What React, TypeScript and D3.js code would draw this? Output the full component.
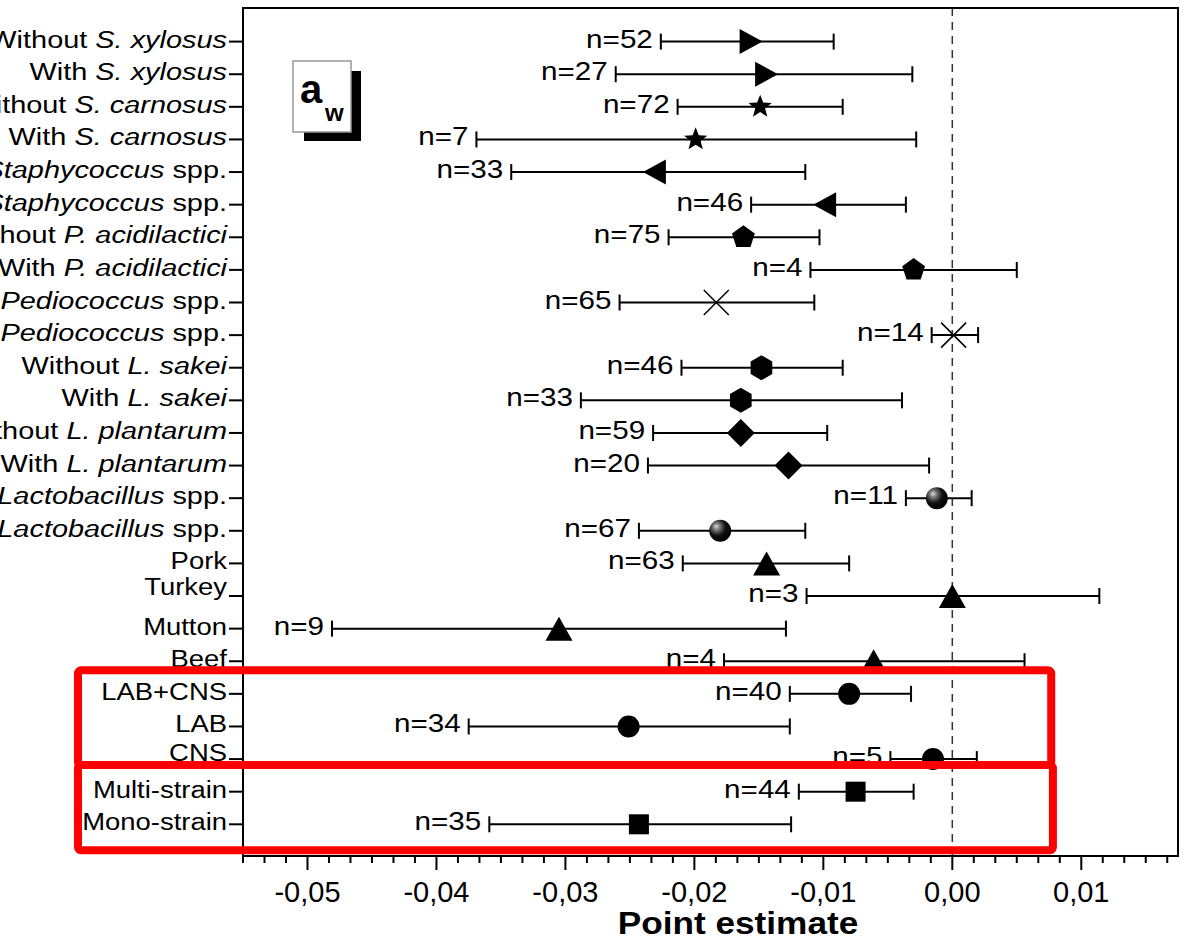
import React from 'react';
import * as d3 from 'd3';

// rows, top to bottom
const labelPrefix = [
  'Without ', 'With ', 'Without ', 'With ', 'Without ', 'With ', 'Without ', 'With ',
  'Without ', 'With ', 'Without ', 'With ', 'Without ', 'With ', 'Without ', 'With ',
  'Pork', 'Turkey', 'Mutton', 'Beef', 'LAB+CNS', 'LAB', 'CNS', 'Multi-strain', 'Mono-strain',
];
const labelItalic = [
  'S. xylosus', 'S. xylosus', 'S. carnosus', 'S. carnosus', 'Staphycoccus', 'Staphycoccus',
  'P. acidilactici', 'P. acidilactici', 'Pediococcus', 'Pediococcus', 'L. sakei', 'L. sakei',
  'L. plantarum', 'L. plantarum', 'Lactobacillus', 'Lactobacillus',
  '', '', '', '', '', '', '', '', '',
];
const labelSuffix = [
  '', '', '', '', ' spp.', ' spp.', '', '', ' spp.', ' spp.', '', '', '', '', ' spp.', ' spp.',
  '', '', '', '', '', '', '', '', '',
];
const nValues = [52, 27, 72, 7, 33, 46, 75, 4, 65, 14, 46, 33, 59, 20, 11, 67, 63, 3, 9, 4, 40, 34, 5, 44, 35];
const estimate = [
  -0.0156, -0.0144, -0.0149, -0.0199, -0.0231, -0.0099, -0.0162, -0.0030, -0.0183, 0.0001,
  -0.0148, -0.0164, -0.0164, -0.0127, -0.0012, -0.0180, -0.0144, 0.0000, -0.0305, -0.0061,
  -0.0080, -0.0251, -0.0015, -0.0075, -0.0243,
];
const lower = [
  -0.0226, -0.0261, -0.0213, -0.0369, -0.0342, -0.0156, -0.0220, -0.0110, -0.0258, -0.0016,
  -0.0210, -0.0288, -0.0232, -0.0236, -0.0036, -0.0243, -0.0209, -0.0113, -0.0481, -0.0177,
  -0.0126, -0.0375, -0.0048, -0.0119, -0.0359,
];
const upper = [
  -0.0092, -0.0031, -0.0085, -0.0028, -0.0114, -0.0036, -0.0103, 0.0050, -0.0107, 0.0020,
  -0.0085, -0.0039, -0.0097, -0.0018, 0.0015, -0.0114, -0.0080, 0.0114, -0.0129, 0.0056,
  -0.0032, -0.0126, 0.0019, -0.0030, -0.0125,
];
const markers = [
  'triR', 'triR', 'star', 'star', 'triL', 'triL', 'pent', 'pent', 'cross', 'cross',
  'hex', 'hex', 'diamond', 'diamond', 'sphere', 'sphere', 'triU', 'triU', 'triU', 'triU',
  'circle', 'circle', 'circle', 'square', 'square',
];
const xTicks = [-0.05, -0.04, -0.03, -0.02, -0.01, 0, 0.01];

// small label nudges seen in the figure
const labelShift: Record<string, number> = { Turkey: -7, CNS: -4 };

const W = 1191;
const H = 944;
const plot = { left: 243, right: 1178, top: 8, bottom: 856 };

function polygon(n: number, r: number, rot = -Math.PI / 2) {
  const pts = d3.range(n).map(i => {
    const a = rot + (i * 2 * Math.PI) / n;
    return [r * Math.cos(a), r * Math.sin(a)];
  });
  return 'M' + pts.map(p => p.join(',')).join('L') + 'Z';
}

function star(R: number, r: number) {
  const pts = d3.range(10).map(i => {
    const a = -Math.PI / 2 + (i * Math.PI) / 5;
    const rr = i % 2 === 0 ? R : r;
    return [rr * Math.cos(a), rr * Math.sin(a)];
  });
  return 'M' + pts.map(p => p.join(',')).join('L') + 'Z';
}

function markerPath(type: string) {
  switch (type) {
    case 'triR': return 'M-11.5,-12.5L11.5,0L-11.5,12.5Z';
    case 'triL': return 'M11.5,-12.5L-11.5,0L11.5,12.5Z';
    case 'triU': return 'M0,-12L13.5,12L-13.5,12Z';
    case 'star': return star(12.2, 5.2);
    case 'pent': return polygon(5, 12);
    case 'hex': return polygon(6, 12.5);
    case 'diamond': return 'M0,-14L14,0L0,14L-14,0Z';
    case 'square': return 'M-10,-10H10V10H-10Z';
    default: return '';
  }
}

export default function App() {
  const x = d3.scaleLinear().domain([-0.055, 0.0175]).range([plot.left, plot.right]);
  const y = d3.scalePoint<number>().domain(d3.range(nValues.length)).range([41.6, 824.3]);

  const fmt = d3.formatLocale({ decimal: ',', thousands: '.', grouping: [3], currency: ['', ''], minus: '-' }).format('.2f');
  const minorTicks = d3.range(-3, 41).filter(k => k % 6 !== 0).map(k => -0.05 + k / 600);

  const rowY = (i: number) => y(i) as number;

  const box1 = { x0: 78, x1: x(0.00767), y0: rowY(20) - 23.5, y1: rowY(22) + 6 };
  const box2 = { x0: 78, x1: x(0.0078), y0: rowY(22) + 6, y1: rowY(24) + 26 };

  return (
    <svg width={W} height={H} style={{ position: 'absolute', left: 0, top: 0, background: '#fff' }}
      fontFamily="Arial, 'Liberation Sans', sans-serif">
      <defs>
        <radialGradient id="sphere" cx="0.38" cy="0.35" r="0.65" fx="0.32" fy="0.3">
          <stop offset="0" stopColor="#d8d8d8" />
          <stop offset="0.25" stopColor="#777" />
          <stop offset="0.6" stopColor="#111" />
          <stop offset="1" stopColor="#000" />
        </radialGradient>
      </defs>
      <rect width={W} height={H} fill="#fff" />

      {/* zero line */}
      <line x1={x(0)} x2={x(0)} y1={plot.top} y2={plot.bottom} stroke="#333" strokeWidth={1.5} strokeDasharray="8,6" />

      {/* frame */}
      <rect x={plot.left} y={plot.top} width={plot.right - plot.left} height={plot.bottom - plot.top}
        fill="none" stroke="#000" strokeWidth={2} />

      {/* x axis ticks */}
      {xTicks.map(t => (
        <g key={t}>
          <line x1={x(t)} x2={x(t)} y1={plot.bottom} y2={plot.bottom + 14} stroke="#000" strokeWidth={2} />
          <text x={x(t)} y={902} textAnchor="middle" fontSize={29}>{fmt(t)}</text>
        </g>
      ))}
      {minorTicks.map(t => (
        <line key={t} x1={x(t)} x2={x(t)} y1={plot.bottom} y2={plot.bottom + 7} stroke="#000" strokeWidth={2} />
      ))}
      <text transform={`translate(738,934) scale(1.1,1)`} textAnchor="middle" fontSize={32} fontWeight="bold">Point estimate</text>

      {/* y axis ticks and labels */}
      {nValues.map((_, i) => (
        <g key={'y' + i}>
          <line x1={plot.left - 14} x2={plot.left} y1={rowY(i)} y2={rowY(i)} stroke="#000" strokeWidth={2} />
          <text transform={`translate(227,${rowY(i) + 6 + (labelShift[labelPrefix[i]] || 0)}) scale(${labelItalic[i] ? 1.18 : 1.12},1)`}
            textAnchor="end" fontSize={24.5}>
            <tspan>{labelPrefix[i]}</tspan>
            {labelItalic[i] && <tspan fontStyle="italic">{labelItalic[i]}</tspan>}
            {labelSuffix[i] && <tspan>{labelSuffix[i]}</tspan>}
          </text>
        </g>
      ))}

      {/* error bars, markers, n labels */}
      {nValues.map((n, i) => {
        const cy = rowY(i);
        const lo = x(lower[i]);
        const hi = x(upper[i]);
        const cx = x(estimate[i]);
        const m = markers[i];
        return (
          <g key={'r' + i}>
            <line x1={lo} x2={hi} y1={cy} y2={cy} stroke="#000" strokeWidth={2} />
            <line x1={lo} x2={lo} y1={cy - 8} y2={cy + 8} stroke="#000" strokeWidth={2} />
            <line x1={hi} x2={hi} y1={cy - 8} y2={cy + 8} stroke="#000" strokeWidth={2} />
            <g transform={`translate(${cx},${cy})`}>
              {m === 'circle' && <circle r={11} fill="#000" />}
              {m === 'sphere' && <circle r={11} fill="url(#sphere)" />}
              {m === 'cross' && (
                <path d="M-12.5,-12.5L12.5,12.5M12.5,-12.5L-12.5,12.5" stroke="#000" strokeWidth={1.5} fill="none" />
              )}
              {markerPath(m) && <path d={markerPath(m)} fill="#000" />}
            </g>
            <text transform={`translate(${lo - 8},${cy + 6}) scale(1.14,1)`} textAnchor="end" fontSize={26}>
              n={n}
            </text>
          </g>
        );
      })}

      {/* a_w badge */}
      <rect x={304} y={71} width={57} height={70} fill="#000" />
      <rect x={293} y={61} width={58} height={71} fill="#fff" stroke="#999" strokeWidth={1.5} />
      <text x={300} y={103} fontSize={40} fontWeight="bold">a</text>
      <text x={325} y={121} fontSize={24} fontWeight="bold">w</text>

      {/* highlight boxes */}
      {[box1, box2].map((b, k) => (
        <rect key={'b' + k} x={b.x0} y={b.y0} width={b.x1 - b.x0} height={b.y1 - b.y0} rx={3}
          fill="none" stroke="#ff0000" strokeWidth={8} />
      ))}
    </svg>
  );
}
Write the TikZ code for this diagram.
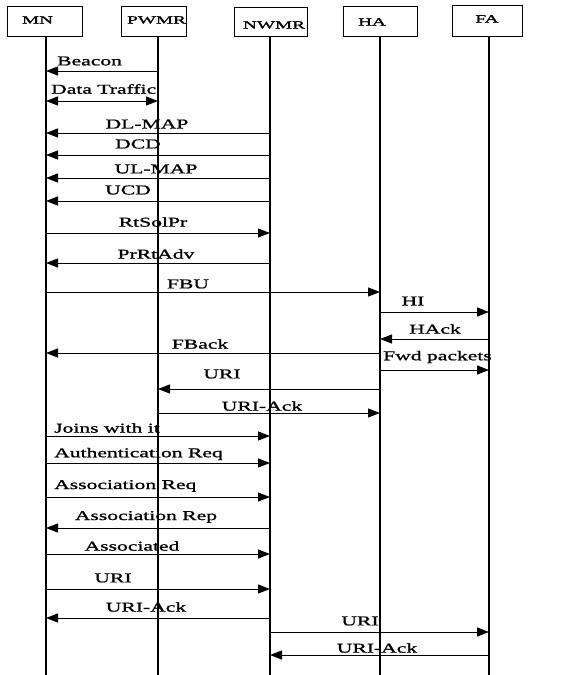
\documentclass[tikz,border=0pt]{standalone}
\usepackage{fontspec}
\setmainfont[FakeStretch=1.6,FakeBold=1.2]{Liberation Serif}
\newfontfamily\boxfont[FakeStretch=1.75,FakeBold=1.5]{Liberation Serif}
\usetikzlibrary{arrows.meta}
\newcommand{\boxtext}[3]{\raisebox{#2}[0pt][0pt]{\makebox[0pt][c]{\hspace*{#1}#3}}}
\begin{document}
\begin{tikzpicture}[x=1pt,y=-1pt,
  box/.style={draw,line width=1pt,inner sep=0pt,font=\boxfont\fontsize{11}{11}\selectfont},
  life/.style={line width=1.3pt},
  msg/.style={line width=1pt,-{Triangle[length=12pt,width=9pt]}},
  both/.style={line width=1pt,{Triangle[length=12pt,width=9pt]}-{Triangle[length=12pt,width=9pt]}},
  lbl/.style={inner sep=0pt,font=\fontsize{13.5}{14}\selectfont}]
\useasboundingbox[fill=white] (0,0) rectangle (560,675);
% boxes
\node[box,minimum width=75pt,minimum height=30pt] (MN) at (44.5,21) {\boxtext{-14pt}{-2.5pt}{MN}};
\node[box,minimum width=65pt,minimum height=30pt] (PWMR) at (153.5,21) {\boxtext{6pt}{-2.5pt}{PWMR}};
\node[box,minimum width=73pt,minimum height=29pt] (NWMR) at (270.5,21.5) {\boxtext{7pt}{-7pt}{NWMR}};
\node[box,minimum width=74pt,minimum height=30pt] (HA) at (380,21) {\boxtext{-16pt}{-4.5pt}{HA}};
\node[box,minimum width=70pt,minimum height=31pt] (FA) at (487,20.5) {\boxtext{0pt}{-2pt}{FA}};
% lifeline tops and bottoms
\coordinate (mn) at (46,36);   \coordinate (mnb) at (46,675);
\coordinate (pw) at (158,36);  \coordinate (pwb) at (158,675);
\coordinate (nw) at (270,36);  \coordinate (nwb) at (270,675);
\coordinate (ha) at (380,36);  \coordinate (hab) at (380,675);
\coordinate (fa) at (489,36);  \coordinate (fab) at (489,675);
\draw[life] (mn) -- (mnb);
\draw[life] (pw) -- (pwb);
\draw[life] (nw) -- (nwb);
\draw[life] (ha) -- (hab);
\draw[life] (fa) -- (fab);
% messages
\draw[msg] (pw |- 0,71) -- (mn |- 0,71);
\node[lbl,anchor=west] (l1) at (57,61) {Beacon};
\draw[both] (mn |- 0,101) -- (pw |- 0,101);
\node[lbl,anchor=west] (l2) at (51,89) {Data Traffic};
\draw[msg] (nw |- 0,133) -- (mn |- 0,133);
\node[lbl] (l3) at (147,124) {DL-MAP};
\draw[msg] (nw |- 0,155) -- (mn |- 0,155);
\node[lbl] (l4) at (138,144) {DCD};
\draw[msg] (nw |- 0,178) -- (mn |- 0,178);
\node[lbl] (l5) at (156,169) {UL-MAP};
\draw[msg] (nw |- 0,201) -- (mn |- 0,201);
\node[lbl] (l6) at (128,190) {UCD};
\draw[msg] (mn |- 0,233) -- (nw |- 0,233);
\node[lbl] (l7) at (153,222) {RtSolPr};
\draw[msg] (nw |- 0,263) -- (mn |- 0,263);
\node[lbl] (l8) at (156,254) {PrRtAdv};
\draw[msg] (mn |- 0,292) -- (ha |- 0,292);
\node[lbl] (l9) at (188,284) {FBU};
\draw[msg] (ha |- 0,312) -- (fa |- 0,312);
\node[lbl] (l10) at (413,301) {HI};
\draw[msg] (fa |- 0,339) -- (ha |- 0,339);
\node[lbl] (l11) at (435,329) {HAck};
\draw[msg] (ha |- 0,353) -- (mn |- 0,353);
\node[lbl] (l12) at (200,344) {FBack};
\draw[msg] (ha |- 0,370) -- (fa |- 0,370);
\node[lbl,anchor=west] (l13) at (383,357) {Fwd packets};
\draw[msg] (ha |- 0,389) -- (pw |- 0,389);
\node[lbl] (l14) at (222,374) {URI};
\draw[msg] (pw |- 0,413) -- (ha |- 0,413);
\node[lbl] (l15) at (262,406) {URI-Ack};
\draw[msg] (mn |- 0,436) -- (nw |- 0,436);
\node[lbl,anchor=west] (l16) at (54,428) {Joins with it};
\draw[msg] (mn |- 0,463) -- (nw |- 0,463);
\node[lbl,anchor=west] (l17) at (54,454) {Authentication Req};
\draw[msg] (mn |- 0,497) -- (nw |- 0,497);
\node[lbl,anchor=west] (l18) at (54,486) {Association Req};
\draw[msg] (nw |- 0,528) -- (mn |- 0,528);
\node[lbl] (l19) at (146,517) {Association Rep};
\draw[msg] (mn |- 0,554) -- (nw |- 0,554);
\node[lbl] (l20) at (132,546) {Associated};
\draw[msg] (mn |- 0,589) -- (nw |- 0,589);
\node[lbl] (l21) at (113,578) {URI};
\draw[msg] (nw |- 0,618) -- (mn |- 0,618);
\node[lbl] (l22) at (146,607) {URI-Ack};
\draw[msg] (nw |- 0,632) -- (fa |- 0,632);
\node[lbl] (l23) at (360,621) {URI};
\draw[msg] (fa |- 0,655) -- (nw |- 0,655);
\node[lbl] (l24) at (377,648) {URI-Ack};
\end{tikzpicture}
\end{document}
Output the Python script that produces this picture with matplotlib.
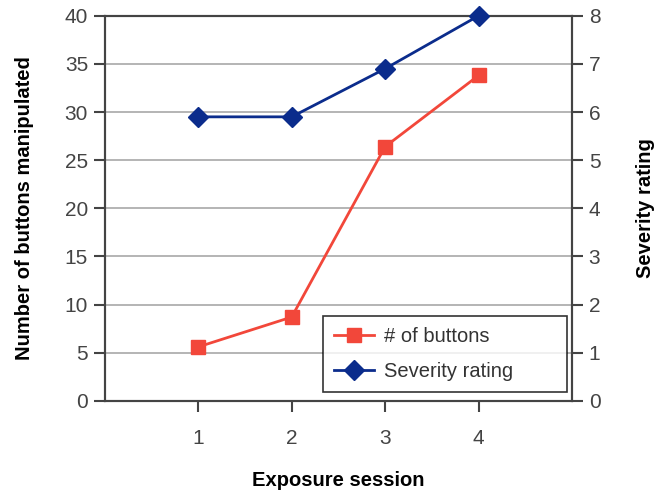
import matplotlib.pyplot as plt

# Data
sessions = [1, 2, 3, 4]
buttons = [5.6, 8.7, 26.4, 33.8]
severity = [5.9, 5.9, 6.9, 8.0]

plt.rcParams['font.family'] = ['Liberation Sans', 'DejaVu Sans']

fig = plt.figure(figsize=(6.59, 4.93), dpi=100)
ax = fig.add_axes([0.159, 0.187, 0.709, 0.781])
ax2 = ax.twinx()

red = '#F2473A'
blue = '#0B2C8C'

l1, = ax.plot(sessions, buttons, color=red, lw=2, marker='s', ms=10,
              label='# of buttons', zorder=3)
l2, = ax2.plot(sessions, severity, color=blue, lw=2, marker='D', ms=10,
               label='Severity rating', zorder=3, clip_on=False)

ax.set_xlim(0, 5)
ax.set_ylim(0, 40)
ax2.set_ylim(0, 8)
ax.set_xticks(sessions)
ax.set_yticks(range(0, 41, 5))
ax2.set_yticks(range(0, 9))

ax.yaxis.grid(True, color='#A8A8A8', lw=1.2)
ax.set_axisbelow(True)

for a in (ax, ax2):
    for s in a.spines.values():
        s.set_color('#444444')
        s.set_linewidth(1.5)
    a.tick_params(direction='out', length=8, width=1.5, color='#444444',
                  labelsize=15, labelcolor='#444444', pad=4)
ax.tick_params(axis='x', pad=12)

ax.set_xlabel('Exposure session', fontsize=14.5, fontweight='bold')
ax.set_ylabel('Number of buttons manipulated', fontsize=14.5, fontweight='bold')
ax2.set_ylabel('Severity rating', fontsize=14.5, fontweight='bold')
ax.xaxis.set_label_coords(0.5, -0.182)
ax.yaxis.set_label_coords(-0.152, 0.5)
ax2.yaxis.set_label_coords(1.137, 0.5)

leg = ax2.legend(handles=[l1, l2], loc='lower left', mode='expand',
                 fontsize=14.5, frameon=True, fancybox=False,
                 edgecolor='black', borderpad=0.55, handlelength=2.0,
                 handletextpad=0.5, labelspacing=0.8, borderaxespad=0,
                 bbox_to_anchor=(0.467, 0.023, 0.522, 0.2))
leg.get_frame().set_linewidth(1.2)
for t in leg.get_texts():
    t.set_color('#333333')

fig.savefig('out.png', dpi=100)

◆ Work required ◆
Collect each line containing the string "Output".

◆ Answer to this task ◆
What React, TypeScript and D3.js code would draw this? Output the full component.
Output the Python script that produces this picture with matplotlib.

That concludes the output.